L’Italia non è un problema di risorse scarse, né di «Roma ladrona». Se la cosa pubblica non funziona è perché si è rotto un organismo nazionale e un patto sociale. Quindi è la grande politica che deve tornare a occupare il suo spazio. Il suo compito
non è fare «inciuci» ma mettere fine alla scissione tra l’economia e la società. Lo spazio per le riforme esiste se si punta sul protagonismo delle persone, spingendole a misurarsi e a cooperare tra loro. I tecnici faranno quello che devono fare, ma il compito vero dei riformisti è mettere 60 milioni di italiani dotati di una qualche intelligenza (cioè persone, non derivati o titoli bancari) nella condizione di impadronirsi delle loro vite e quindi produrre cose, idee, progetti, bisogni, relazioni.
Tutto ciò in vista di che cosa? L’Europa. Ma anche qui dobbiamo uscire dal generico perché in Europa ci sono tante cose. C’è
una destra e c’è una sinistra, c’è il più grande deposito di civiltà e capacità dell’uomo e ci sono al tempo stesso le fratture create dalle troppe guerre. Ma c’è in Europa anche una nuova possibile strategia in nome della quale lo sviluppo dei Paesi del Sud come l’Italia non è un peso, ma una grande occasione anche e soprattutto ai fini di un protagonismo mondiale.

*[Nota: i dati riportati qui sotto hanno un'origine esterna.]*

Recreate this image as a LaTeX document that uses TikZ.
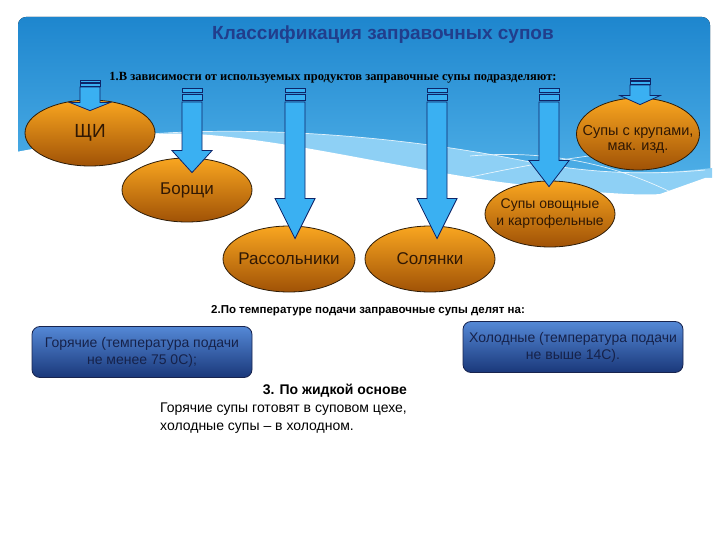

Parlo di una Europa che decida di aprirsi non solo verso il Nord, ma verso l’Oriente e l’Africa (i grandi sviluppi futuri) e che in ciò riscopre come sua risorsa straordinaria questa grande penisola protesa nel Mediterraneo che è l’Italia, il luogo delle antiche civiltà e religioni che hanno plasmato l’uomo moderno. Stiamo attenti perché questo non è un mito astratto, è il solo modo per tenere unita l’Italia. Solo una Italia unita può andare in Europa. E solo una nuova Europa può riaprire all’Italia le vie dello sviluppo.